Published online by Cambridge University Press: 07 May 2022
Geopolitical knowledge was essential to those planning shipboard uprisings. Niklas Frykman et al. have emphasized that seizing control of a vessel ‘was, after all, only the first step in a successful mutiny; after that, the ship had to be taken to a spot where the mutineers could sell it or at least get ashore safely’. History's most successful mutineers have been able to exploit relations between states in order to escape capture by owners, admiralties and governments. Cases such as the Hermione in 1797, the Amistad in 1839 and the Potemkin in 1905 demonstrate the need for mutineers to find governments that are both willing and able to protect them.
Less successful mutineers often have fallen victim to unfavourable political and diplomatic circumstances. This famously occurred in 1970 after the Columbia Eagle was hijacked by American sailors Clyde McKay and Alvin Glatkowski in protest against the Vietnam War. The pair took the vessel to Cambodia, where it gained temporary asylum with the neutralist government of Norodom Sihanouk. Within days, however, a coup brought Lon Nol's pro-American faction to power. McKay managed to escape but Glatkowski was extradited to the USA, where he faced trial and imprisonment.

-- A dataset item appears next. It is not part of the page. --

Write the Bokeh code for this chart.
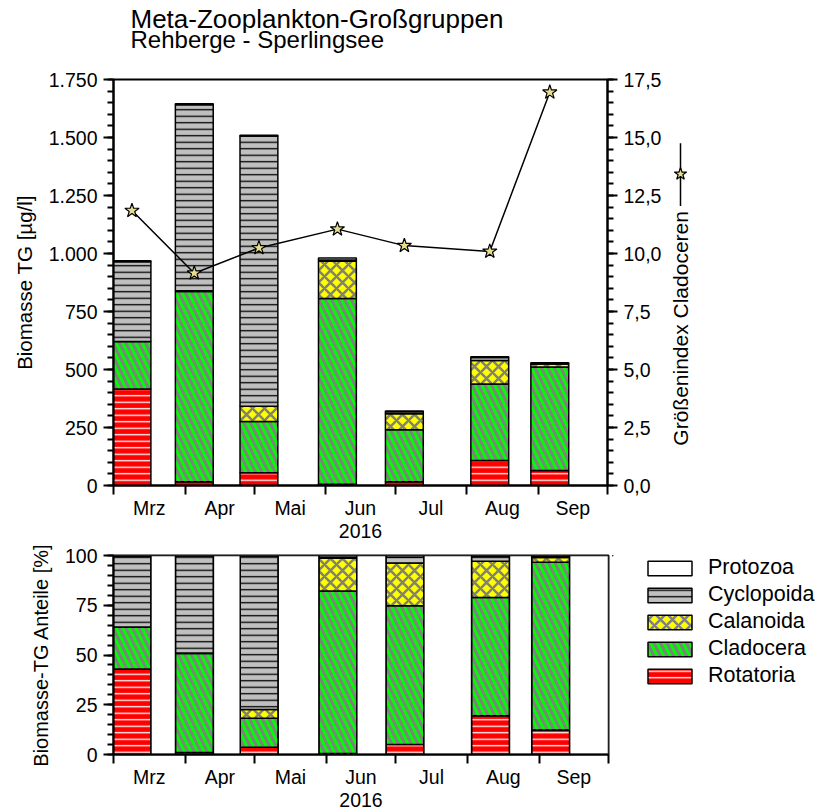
import numpy as np
import pandas as pd
from math import pi
from bokeh.plotting import figure
from bokeh.models import Range1d, LinearAxis, FixedTicker, Label, Legend, LegendItem
from bokeh.layouts import column, row
from bokeh.embed import file_html
from bokeh.resources import INLINE

# ---------------- data ----------------
dates = ["2016-03-09", "2016-04-05", "2016-05-03", "2016-06-06",
         "2016-07-05", "2016-08-11", "2016-09-06"]
month_starts = ["2016-03-01", "2016-04-01", "2016-05-01", "2016-06-01",
                "2016-07-01", "2016-08-01", "2016-09-01", "2016-10-01"]
month_names = ["Mrz", "Apr", "Mai", "Jun", "Jul", "Aug", "Sep"]

rotatoria = [416, 16, 55, 5, 16, 108, 65]
cladocera = [205, 820, 221, 801, 224, 330, 446]
calanoida = [0, 3, 66, 161, 69, 101, 13]
cyclopoida = [343, 802, 1165, 5, 9, 13, 2]
protozoa = [5, 5, 3, 9, 3, 3, 3]
groessenindex = [11.85, 9.15, 10.24, 11.05, 10.34, 10.09, 16.95]

left_ticks = [0, 250, 500, 750, 1000, 1250, 1500, 1750]
left_tick_labels = ["0", "250", "500", "750", "1.000", "1.250", "1.500", "1.750"]
right_ticks = [0, 2.5, 5, 7.5, 10, 12.5, 15, 17.5]
right_tick_labels = ["0,0", "2,5", "5,0", "7,5", "10,0", "12,5", "15,0", "17,5"]
pct_ticks = [0, 25, 50, 75, 100]
pct_tick_labels = ["0", "25", "50", "75", "100"]

# ---------------- derived ----------------
X0 = pd.Timestamp(month_starts[0])
def to_days(lst):
    return np.array([(pd.Timestamp(d) - X0).days for d in lst], dtype=float)

xd = to_days(dates)
ms = to_days(month_starts)
mids = [float((a + b) / 2) for a, b in zip(ms[:-1], ms[1:])]
XMAX = float(ms[-1])
BAR_W = 16.4

abs_vals = {
    "Rotatoria": np.array(rotatoria, float),
    "Cladocera": np.array(cladocera, float),
    "Calanoida": np.array(calanoida, float),
    "Cyclopoida": np.array(cyclopoida, float),
    "Protozoa": np.array(protozoa, float),
}
total = sum(abs_vals.values())
pct_vals = {k: v / total * 100 for k, v in abs_vals.items()}

STAR_FILL = "#E6DE8E"
styles = {
    "Rotatoria": dict(fill_color="#FF0000", hatch_pattern="-", hatch_color="white", hatch_scale=6.5, hatch_weight=1.3),
    "Cladocera": dict(fill_color="#00FF00", hatch_pattern="\\", hatch_color="#808080", hatch_scale=13, hatch_weight=3),
    "Calanoida": dict(fill_color="#FFFF00", hatch_pattern="x", hatch_color="#808080", hatch_scale=12, hatch_weight=2.5),
    "Cyclopoida": dict(fill_color="#C0C0C0", hatch_pattern="-", hatch_color="black", hatch_scale=6.5, hatch_weight=1.3),
    "Protozoa": dict(fill_color="white"),
}
order = ["Rotatoria", "Cladocera", "Calanoida", "Cyclopoida", "Protozoa"]

FONT = "Liberation Sans"


def stack(p, vals):
    bottom = np.zeros(len(xd))
    rs = {}
    for name in order:
        top = bottom + vals[name]
        rs[name] = p.vbar(x=xd, width=BAR_W, bottom=bottom, top=top,
                          line_color="black", line_width=1.5, **styles[name])
        bottom = top
    return rs


def style_axis(ax, size="19.5px", label_size="20.5px"):
    ax.axis_line_width = 2
    ax.axis_line_color = "black"
    ax.major_label_text_font = FONT
    ax.major_label_text_font_size = size
    ax.major_label_text_color = "black"
    ax.axis_label_text_font = FONT
    ax.axis_label_text_font_size = label_size
    ax.axis_label_text_font_style = "normal"
    ax.axis_label_text_color = "black"


def style_xaxis(ax):
    style_axis(ax, label_size="19.5px")
    ax.ticker = FixedTicker(ticks=mids, minor_ticks=list(map(float, ms)))
    ax.major_label_overrides = {m: n for m, n in zip(mids, month_names)}
    ax.major_tick_line_color = None
    ax.major_tick_out = 8
    ax.major_tick_in = 0
    ax.minor_tick_out = 9
    ax.minor_tick_in = 0
    ax.minor_tick_line_width = 2
    ax.minor_tick_line_color = "black"
    ax.major_label_standoff = 2
    ax.axis_label = "2016"
    ax.axis_label_standoff = 2


def style_yaxis(ax, ticks, labels, minor_step, label_size="20.5px"):
    style_axis(ax, label_size=label_size)
    minors = list(np.arange(ticks[0], ticks[-1] + 1e-9, minor_step))
    ax.ticker = FixedTicker(ticks=ticks, minor_ticks=minors)
    ax.major_label_overrides = {t: l for t, l in zip(ticks, labels)}
    ax.major_tick_out = 10
    ax.major_tick_in = 0
    ax.major_tick_line_width = 2
    ax.minor_tick_out = 6
    ax.minor_tick_in = 0
    ax.minor_tick_line_width = 2
    ax.major_label_standoff = 6


def blank(width, height, xr, yr, **borders):
    f = figure(width=width, height=height, x_range=Range1d(*xr), y_range=Range1d(*yr),
               output_backend="svg", toolbar_location=None, x_axis_location=None,
               y_axis_location=None, title=None, **borders)
    f.grid.visible = False
    f.outline_line_color = None
    return f


# ---------------- header (page-pixel coordinates) ----------------
hdr = blank(817, 60, (113, 607), (60, 0), min_border_left=113, min_border_right=210,
            min_border_top=0, min_border_bottom=0)
hdr.add_layout(Label(x=130, y=18, text="Meta-Zooplankton-Großgruppen",
                     text_font=FONT, text_font_size="26px", text_color="black",
                     text_align="left", text_baseline="alphabetic"))
hdr.add_layout(Label(x=130, y=39, text="Rehberge - Sperlingsee",
                     text_font=FONT, text_font_size="24px", text_color="black",
                     text_align="left", text_baseline="alphabetic"))

# ---------------- top figure ----------------
p1 = figure(width=667, height=480, x_range=Range1d(0, XMAX), y_range=Range1d(0, 1750),
            output_backend="svg", toolbar_location=None,
            min_border_left=113, min_border_right=60, min_border_top=19, min_border_bottom=53)
p1.extra_y_ranges = {"idx": Range1d(0, 17.5)}
p1.grid.visible = False
p1.outline_line_color = "black"
p1.outline_line_width = 2

stack(p1, abs_vals)
p1.line(xd, groessenindex, y_range_name="idx", line_color="black", line_width=1.5)
p1.scatter(xd, groessenindex, y_range_name="idx", marker="star", size=15,
           fill_color=STAR_FILL, line_color="black", line_width=1.2)

style_xaxis(p1.xaxis[0])
style_yaxis(p1.yaxis[0], left_ticks, left_tick_labels, 50)
p1.yaxis[0].axis_label = "Biomasse TG [µg/l]"
p1.yaxis[0].axis_label_standoff = 10

rax = LinearAxis(y_range_name="idx")
style_yaxis(rax, right_ticks, right_tick_labels, 0.5)
p1.add_layout(rax, "right")

# right-hand side: rotated axis title with its line/star key (page-pixel coordinates)
s1 = blank(150, 480, (667, 817), (487, 79), min_border_left=0, min_border_right=0,
           min_border_top=19, min_border_bottom=53)
s1.add_layout(Label(x=680, y=447, text="Größenindex Cladoceren", angle=pi / 2,
                    text_font=FONT, text_font_size="21px", text_color="black",
                    text_align="left", text_baseline="middle"))
s1.line(x=[680, 680], y=[206, 143], line_color="black", line_width=1.5)
s1.scatter(x=[680], y=[174], marker="star", size=13, fill_color=STAR_FILL,
           line_color="black", line_width=1.2)

# ---------------- bottom figure ----------------
p2 = figure(width=612, height=269, x_range=Range1d(0, XMAX), y_range=Range1d(0, 100),
            output_backend="svg", toolbar_location=None,
            min_border_left=113, min_border_right=4, min_border_top=15, min_border_bottom=50)
p2.grid.visible = False
p2.outline_line_color = "black"
p2.outline_line_width = 2

rs = stack(p2, pct_vals)
# white blocks filling the gaps between sampling bars
lefts = xd - BAR_W / 2
rights = xd + BAR_W / 2
gap_l = list(rights)
gap_r = list(lefts[1:]) + [XMAX]
p2.quad(left=gap_l, right=gap_r, bottom=0, top=100, fill_color="white",
        line_color="black", line_width=1.5)

style_xaxis(p2.xaxis[0])
style_yaxis(p2.yaxis[0], pct_ticks, pct_tick_labels, 5, label_size="20px")
p2.yaxis[0].axis_label = "Biomasse-TG Anteile [%]"
p2.yaxis[0].axis_label_standoff = 10

# legend panel (page-pixel coordinates); proxies sit far outside the visible range
s2 = blank(205, 269, (612, 817), (759, 555), min_border_left=0, min_border_right=0,
           min_border_top=15, min_border_bottom=50)
items = []
for name in reversed(order):
    r = s2.vbar(x=[-5000], top=[-4000], bottom=[-4100], width=1, line_color="black",
                line_width=1.5, **styles[name])
    items.append(LegendItem(label=name, renderers=[r]))
legend = Legend(items=items, location=(30, 66), orientation="vertical",
                label_text_font=FONT, label_text_font_size="21.5px", label_text_color="black",
                glyph_width=55, glyph_height=18, spacing=2, padding=0, margin=0,
                label_standoff=11, label_height=18,
                border_line_color=None, background_fill_alpha=0)
s2.add_layout(legend)

layout = column(hdr, row(p1, s1, spacing=0), row(p2, s2, spacing=0), spacing=0)
open("out.html", "w").write(file_html(layout, INLINE))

This chapter moves beyond the shipboard dimensions of mutiny to explore the strategic and diplomatic problems faced by lascars. These include the timing of mutiny, the search for refuge and attempts to escape recapture. The first section focuses on the strategic calculations made by lascars who contemplated seizing ships. It assesses the ability of crews to stage mutiny and the logic that informed their decision to do so. The second section follows the trajectories of mutineers who were able to maintain control of vessels and make landfall. It focuses on the complex and varied interaction between lascars and rulers from around the rim of the Indian Ocean. The third section covers attempts by the British to recover mutineers, ships and cargoes from foreign territory. These issues enable us to explore the wider repercussions of lascar mutiny and the geopolitical setting in which it took place.
Staging mutiny
Most shipboard takeovers, as we have seen, were preceded by some form of planning. The available source material provides some insight into the complex process by which mutinous suggestions became definite plans to take a vessel. Mutinous lascars would have congregated in a vessel's hold, forecastle or in secluded corners of the deck to formulate their plans.